The amount of the decreasing adjustment is the difference between the GST payable on the original supply of your appliances to the retailer and the amount of GST that would have been payable on that supply if the consideration had been reduced by the amount of the third party payment.
Conclusion
Therefore the proposed payments will, when made in accordance with the above circumstances, be third party payments under Division 134 of the GST Act. This will apply to payments in relation to cash back payments you make after 1 July 2010.
Further matters
Where the acquisition of your appliances by the third party is a creditable acquisition and the payment to them is in connection with the acquisition of your appliances (and not consideration for a separate supply by the third party) the third party will have an increasing adjustment. This is the difference between the amount of credits they were entitled to originally and the amount of credits they would have been entitled to had the consideration for that acquisition been reduced by the amount of the third party payment.
Please note that under subsection 134-20 of the GST Act you must give a third party adjustment note to the third party within 28 days of a request, or if you become aware of the adjustment before an adjustment note is requested then you are normally required to give the document within 28 days (subject to subsections 134-20(3) to (7)). You do not have to issue a third party adjustment note where the cash back amount does not exceed $75.
The third party adjustment note must be created by you and given to the third party; it must set out your ABN, contain the relevant information and be in the approved form. Please refer to subsection 134-20(1) of the GST Act.
The Australian Taxation Office (ATO) publication correcting GST errors (fast search code QC 16233) available on the ATO website ato.gov.au, explains how to correct GST errors you made on an earlier activity statement.
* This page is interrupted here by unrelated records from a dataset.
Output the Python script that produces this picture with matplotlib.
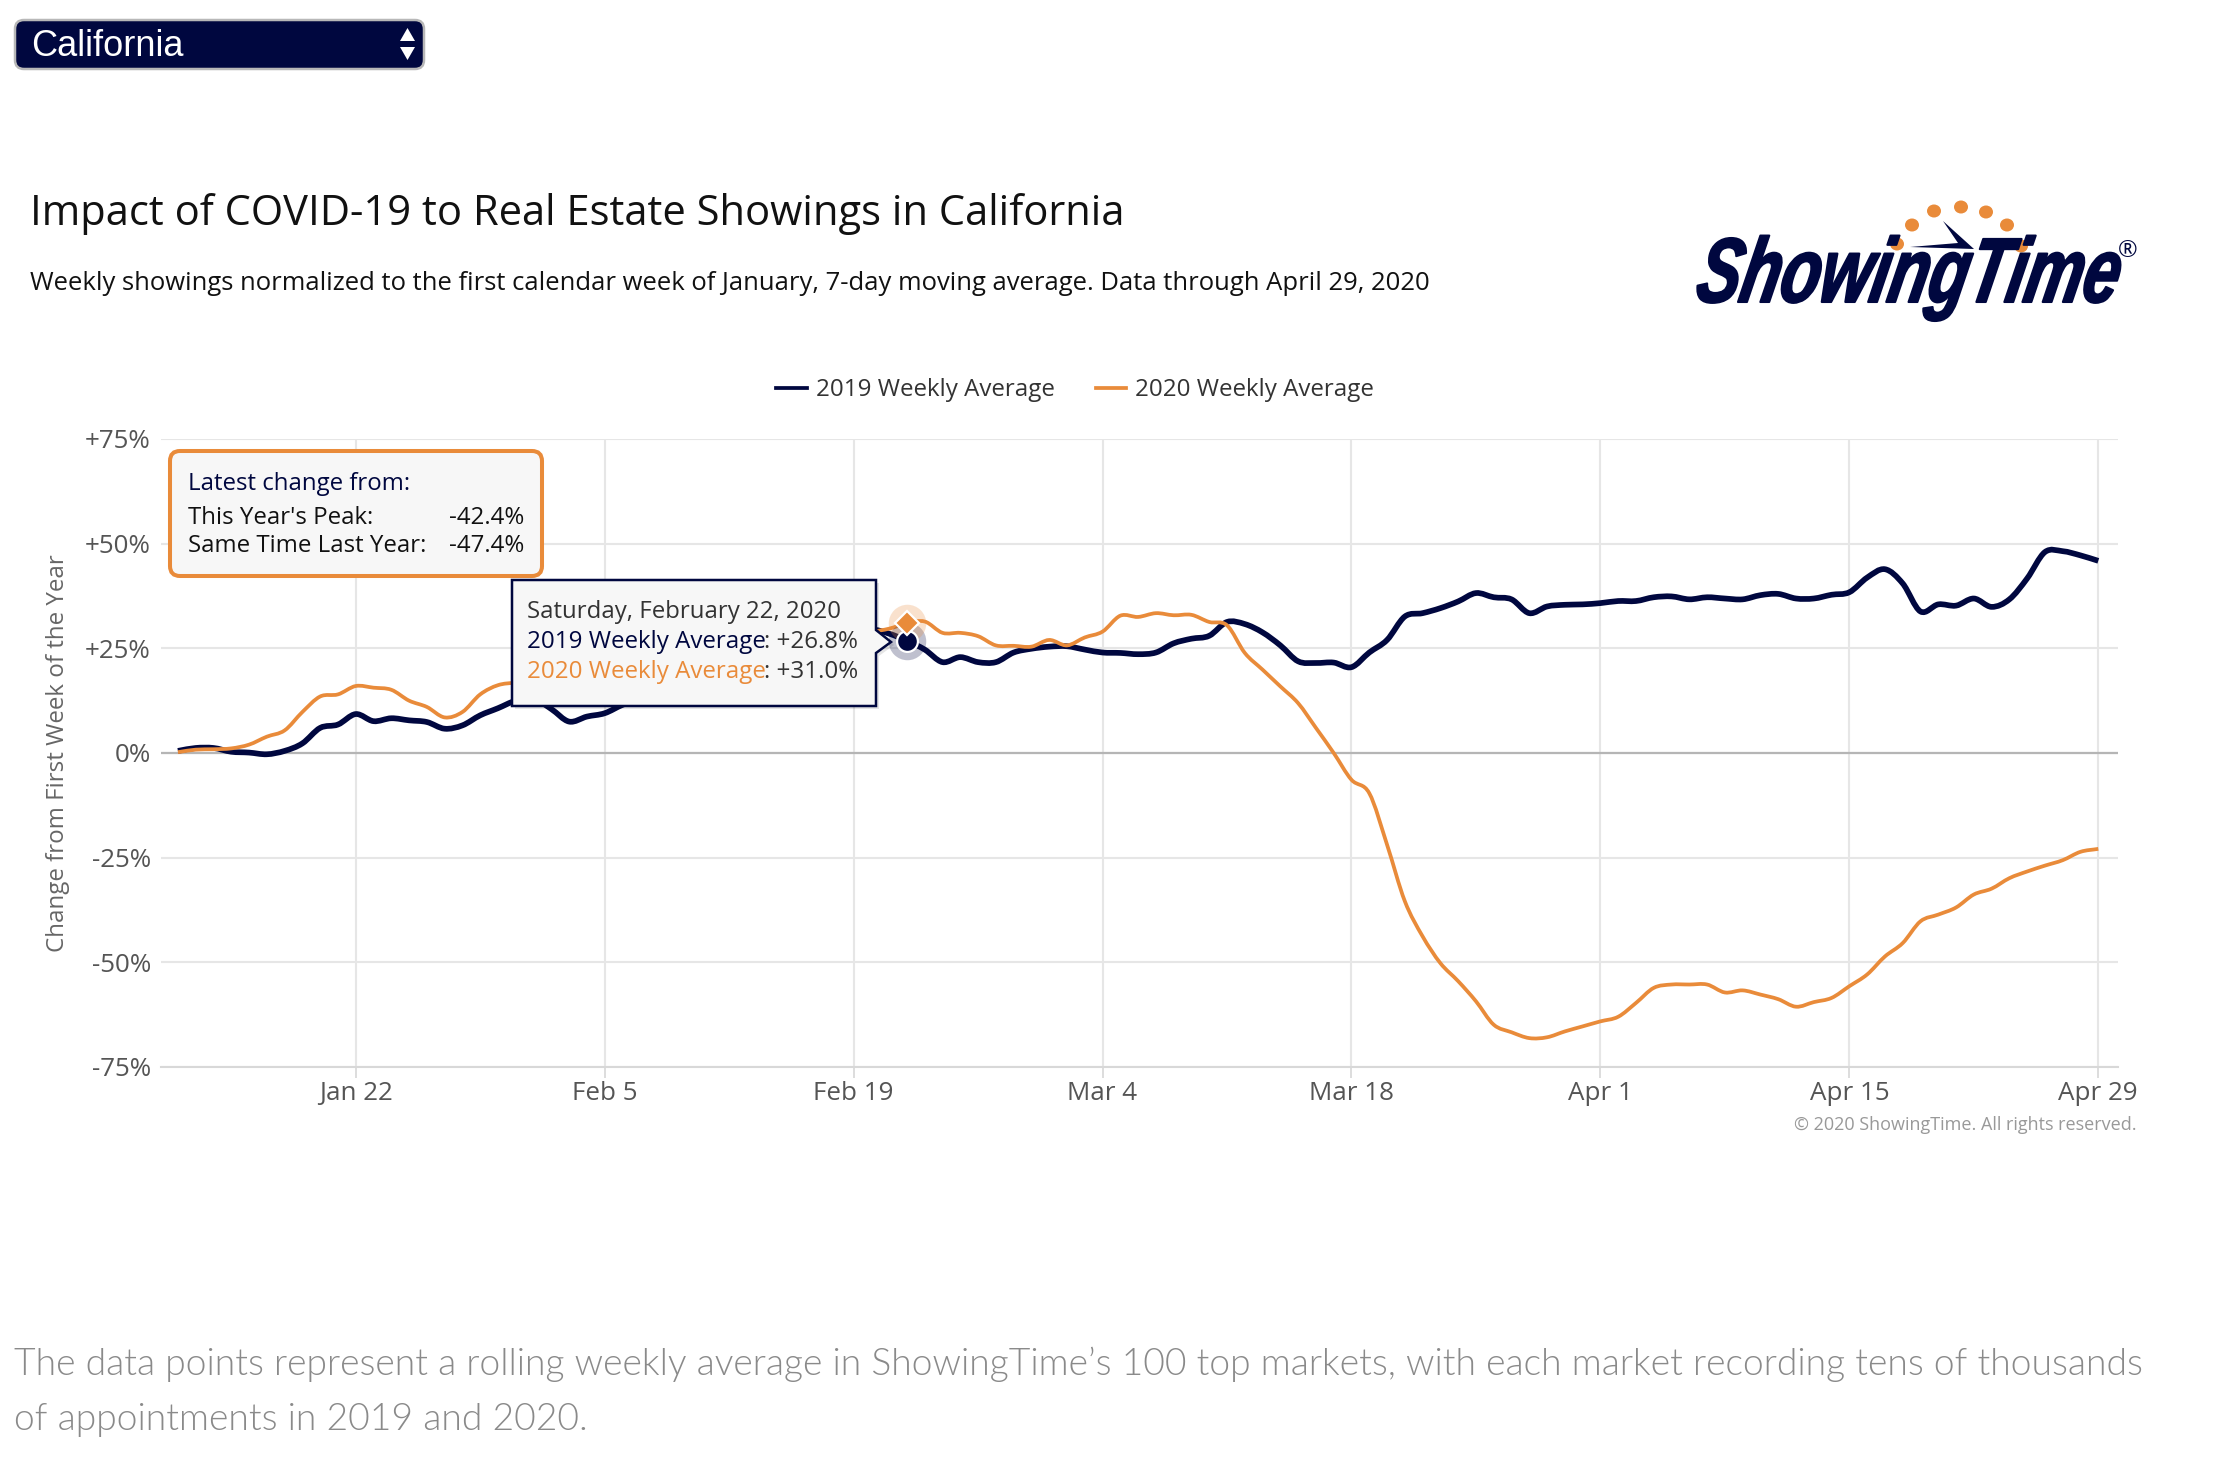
import numpy as np
import pandas as pd
import matplotlib
matplotlib.use('Agg')
import matplotlib.pyplot as plt
import matplotlib.dates as mdates
import matplotlib.patheffects as pe
from matplotlib.lines import Line2D
from matplotlib.path import Path
from matplotlib.transforms import Affine2D
from matplotlib.patches import FancyBboxPatch, Polygon, Ellipse, PathPatch

W, H = 2226, 1478
NAVY = '#00073f'
ORANGE = '#e98b3a'

plt.rcParams['font.family'] = ['Open Sans', 'DejaVu Sans']

# one value per day from Jan 12
avg_2019 = [0.5, 1.2, 1.2, 0.3, 0.1, -0.3, 0.5, 2.3, 6, 6.8, 9.3, 7.6, 8.3, 7.8, 7.4, 5.8, 6.6, 9, 10.7, 12.5,
            13, 10.5, 7.5, 8.7, 9.5, 11.5,
            13, 14, 16, 18, 19, 20, 21, 22, 23, 24, 25, 27, 28.5,
            29.5, 28.5, 26.8,
            24.7, 21.7, 22.9, 21.7, 21.7, 24, 24.9, 25.4, 25.5, 24.7, 24, 23.9, 23.6, 24, 26.2, 27.3, 28, 31.3, 30.8,
            28.8, 25.7, 21.9, 21.5, 21.6, 20.5, 24, 27, 32.6, 33.4, 34.6, 36.2, 38.2, 37.2,
            36.7, 33.4, 35, 35.4, 35.5, 35.8, 36.3, 36.3, 37.2, 37.4, 36.7, 37.2, 36.9, 36.7, 37.7, 38, 36.9, 36.9,
            37.8, 38.4, 41.9, 43.9, 40.5, 33.8, 35.5, 35.2, 36.9, 34.9, 36.7, 41.7, 48, 48.2, 47.2, 45.9]
avg_2020 = [0.2, 0.8, 0.9, 1.1, 2, 3.9, 5.4, 9.8, 13.5, 14, 16, 15.6, 15.1, 12.5, 11, 8.5, 9.8, 14, 16.2, 16.8,
            17, 17.5, 17.5, 18, 19, 20, 21, 22, 23, 24, 25, 25, 26, 26, 27, 27, 28, 28, 29, 29,
            29.7, 31, 31.4, 28.7, 28.7, 27.9, 25.7, 25.6, 25.4, 27, 25.7, 27.6, 29, 32.8, 32.5, 33.4, 32.9, 33, 31.3, 30.5,
            23.9, 19.9, 15.9, 11.9, 6, 0,
            -6.4, -9.6, -21.9, -35.4, -43.8, -50.2, -54.5, -59.3, -64.9, -66.7, -68.1, -67.9, -66.5, -65.3, -64.1,
            -63, -59.7, -56.1, -55.3, -55.3, -55.3, -57.2, -56.7, -57.7, -58.8, -60.6, -59.5, -58.5, -55.7, -52.9,
            -48.6, -45.4, -40.2, -38.6, -36.9, -33.8, -32.4, -29.9, -28.3, -26.9, -25.6, -23.6, -22.9]
days = pd.date_range('2020-01-12', periods=len(avg_2019))
tick_days = pd.to_datetime(['2020-01-22', '2020-02-05', '2020-02-19', '2020-03-04',
                            '2020-03-18', '2020-04-01', '2020-04-15', '2020-04-29'])
y_ticks = [75, 50, 25, 0, -25, -50, -75]
y_labels = ['+75%', '+50%', '+25%', '0%', '-25%', '-50%', '-75%']
hover = 41  # Feb 22


def spline(xs, ys):
    # same kind of smooth line the site draws, curve passes through every point
    xs, ys = np.asarray(xs, float), np.asarray(ys, float)
    pts = np.column_stack([xs, ys])
    tang = np.gradient(pts, axis=0)
    verts = [pts[0]]
    codes = [Path.MOVETO]
    for i in range(len(pts) - 1):
        verts += [pts[i] + tang[i] / 3, pts[i + 1] - tang[i + 1] / 3, pts[i + 1]]
        codes += [Path.CURVE4] * 3
    return Path(verts, codes)


class Squeeze(pe.AbstractPathEffect):
    # logo lettering is condensed and very slanted, no such font installed
    def __init__(self, x0, y0, sx, shear, weight):
        super().__init__()
        self.x0, self.y0, self.sx, self.shear, self.weight = x0, y0, sx, shear, weight

    def draw_path(self, renderer, gc, tpath, affine, rgbFace=None):
        t = (Affine2D().translate(-self.x0, -self.y0).scale(self.sx, 1)
             + Affine2D.from_values(1, 0, self.shear, 1, 0, 0)
             + Affine2D().translate(self.x0, self.y0))
        gc0 = renderer.new_gc()
        gc0.copy_properties(gc)
        gc0.set_linewidth(self.weight)
        gc0.set_foreground(rgbFace)
        renderer.draw_path(gc0, tpath, affine + t, rgbFace)
        gc0.restore()


fig = plt.figure(figsize=(W / 100, H / 100), dpi=100, facecolor='white')

# main chart, placed in pixels
left, right, top, bottom = 160.6, 2118, 439, 1067
ax = fig.add_axes([left / W, 1 - bottom / H, (right - left) / W, (bottom - top) / H])
x_num = mdates.date2num(days)
ax.add_patch(PathPatch(spline(x_num, avg_2019), fc='none', ec=NAVY, lw=4.1, capstyle='butt', joinstyle='round', zorder=3))
ax.add_patch(PathPatch(spline(x_num, avg_2020), fc='none', ec=ORANGE, lw=2.7, capstyle='butt', joinstyle='round', zorder=4))

ax.xaxis_date()
ax.set_xlim(days[0] - pd.Timedelta(hours=23.4), days[-1] + pd.Timedelta(hours=26.6))
ax.set_ylim(-75, 75)
ax.set_xticks(tick_days)
ax.xaxis.set_major_formatter(mdates.DateFormatter('%b %-d'))
ax.set_yticks(y_ticks)
ax.set_yticklabels(y_labels)
ax.grid(True, color='#e6e6e6', lw=1.5)
ax.set_axisbelow(True)
ax.axhline(0, color='#b5b5b5', lw=1.6, zorder=2)
for s in ['top', 'left', 'right']:
    ax.spines[s].set_visible(False)
ax.spines['bottom'].set_color('#d8d8d8')
ax.spines['bottom'].set_linewidth(1.5)
ax.tick_params(axis='x', length=8, width=1.4, color='#dddddd', labelsize=18.7, labelcolor='#555555', pad=2)
ax.tick_params(axis='y', length=0, labelsize=18.7, labelcolor='#555555', pad=7)
ax.set_ylabel('Change from First Week of the Year', fontsize=17.4, color='#666666')
ax.yaxis.set_label_coords((70 - left) / (right - left), 0.5)

# hover markers
ax.plot(days[hover], avg_2019[hover], 'o', ms=27, color=NAVY, alpha=0.25, mec='none', zorder=5)
ax.plot(days[hover], avg_2020[hover], 'o', ms=27, color=ORANGE, alpha=0.25, mec='none', zorder=5)
ax.plot(days[hover], avg_2019[hover], 'o', ms=15, color=NAVY, mec='white', mew=1.6, zorder=6)
ax.plot(days[hover], avg_2020[hover], 'D', ms=12.5, color=ORANGE, mec='white', mew=1.6, zorder=7)

fig.legend(handles=[Line2D([], [], color=NAVY, lw=2.7), Line2D([], [], color=ORANGE, lw=2.7)],
           labels=['2019 Weekly Average', '2020 Weekly Average'], ncol=2, frameon=False,
           loc='center', bbox_to_anchor=(1075 / W, 1 - 390 / H), fontsize=17.4, labelcolor='#333333',
           handlelength=1.28, handletextpad=0.35, columnspacing=1.7)

# everything around the chart goes on a pixel overlay
ov = fig.add_axes([0, 0, 1, 1], zorder=10)
ov.set_xlim(0, W)
ov.set_ylim(H, 0)
ov.axis('off')
ov.patch.set_alpha(0)

# state dropdown
ov.add_patch(FancyBboxPatch((15, 20), 409, 49, boxstyle='round,pad=0,rounding_size=9',
                            fc=NAVY, ec='#b8b8b8', lw=1.8))
ov.text(31, 46, 'California', color='white', fontsize=26, family='Liberation Sans', va='center')
ov.add_patch(Polygon([(400, 41), (415, 41), (407.5, 28)], fc='white', ec='none'))
ov.add_patch(Polygon([(400, 47), (415, 47), (407.5, 60)], fc='white', ec='none'))

ov.text(30, 214, 'Impact of COVID-19 to Real Estate Showings in California', fontsize=30, color='#111111', va='center')
ov.text(30, 284, 'Weekly showings normalized to the first calendar week of January, 7-day moving average. '
                 'Data through April 29, 2020', fontsize=18.45, color='#111111', va='center')

# logo
ov.text(2118, 302, 'ShowingTime', fontsize=66, family='Liberation Sans', weight='bold', style='italic',
        color=NAVY, va='baseline', ha='right', path_effects=[Squeeze(2109, H - 302, 0.71, 0.2, 1.5)])
logo_dots = [(1897, 244), (1912, 225), (1934, 211), (1961, 207), (1986, 212), (2007, 225), (2021, 246)]
for x, y in logo_dots:
    ov.add_patch(Ellipse((x, y), 14, 13, fc=ORANGE, ec='none'))
ov.add_patch(Polygon([(1943, 221), (1974, 249), (1910, 247), (1958, 243)], fc=NAVY, ec='none'))
ov.text(2128, 251, '®', fontsize=17, color=NAVY, ha='center', va='center')

# latest change box
ov.add_patch(FancyBboxPatch((170, 451), 372, 125, boxstyle='round,pad=0,rounding_size=10',
                            fc='#f7f7f7', ec=ORANGE, lw=2.9))
ov.text(188, 484, 'Latest change from:', fontsize=17.3, color=NAVY, va='center')
ov.text(188, 517.5, "This Year's Peak:", fontsize=17.3, color='#111111', va='center')
ov.text(188, 545.5, 'Same Time Last Year:', fontsize=17.3, color='#111111', va='center')
ov.text(524, 517.5, '-42.4%', fontsize=17.3, color='#111111', va='center', ha='right')
ov.text(524, 545.5, '-47.4%', fontsize=17.3, color='#111111', va='center', ha='right')

# tooltip with its arrow
tip = [(512, 580), (876, 580), (876, 630), (891, 642), (876, 653), (876, 706), (512, 706)]
ov.add_patch(Polygon([(x + 3, y + 3) for x, y in tip], fc='black', ec='none', alpha=0.10))
ov.add_patch(Polygon(tip, fc='#f7f7f7', ec=NAVY, lw=1.8))
ov.text(527, 612, 'Saturday, February 22, 2020', fontsize=17.3, color='#333333', va='center')
ov.text(527, 642, '2019 Weekly Average', fontsize=17.4, color=NAVY, va='center')
ov.text(527, 672, '2020 Weekly Average', fontsize=17.4, color=ORANGE, va='center')
ov.text(858, 642, ': +26.8%', fontsize=17.4, color='#333333', va='center', ha='right')
ov.text(858, 672, ': +31.0%', fontsize=17.4, color='#333333', va='center', ha='right')

ov.text(2137, 1125, '© 2020 ShowingTime. All rights reserved.', fontsize=13, color='#999999', ha='right', va='center')

para = ['The data points represent a rolling weekly average in ShowingTime’s 100 top markets, with each market recording tens of thousands',
        'of appointments in 2019 and 2020.']
ov.text(14, 1364, para[0], fontsize=26.8, family='Lato', weight=300, color='#8a8a8a', va='center')
ov.text(14, 1420, para[1], fontsize=26.8, family='Lato', weight=300, color='#8a8a8a', va='center')

fig.savefig('out.png', dpi=100)
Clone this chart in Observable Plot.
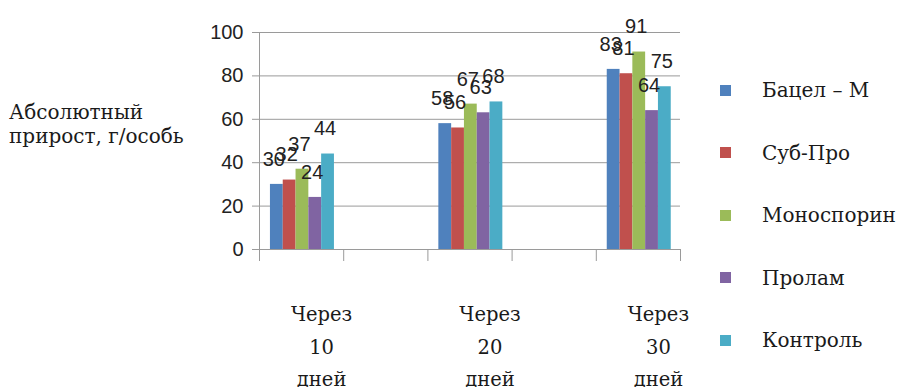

In particular, it explains when you can correct GST errors on a later activity statement, in accordance with Goods and Services Tax: Correcting GST Errors Determination 2013, which took effect from 10 May 2013.
You can correct a credit error on a later activity statement if all of the following conditions apply for each credit error:
• the credit error is within the credit error time limit
• you are not subject to a compliance activity
• you have not corrected the GST error in another reporting period.
Credit errors are not subject to value limits.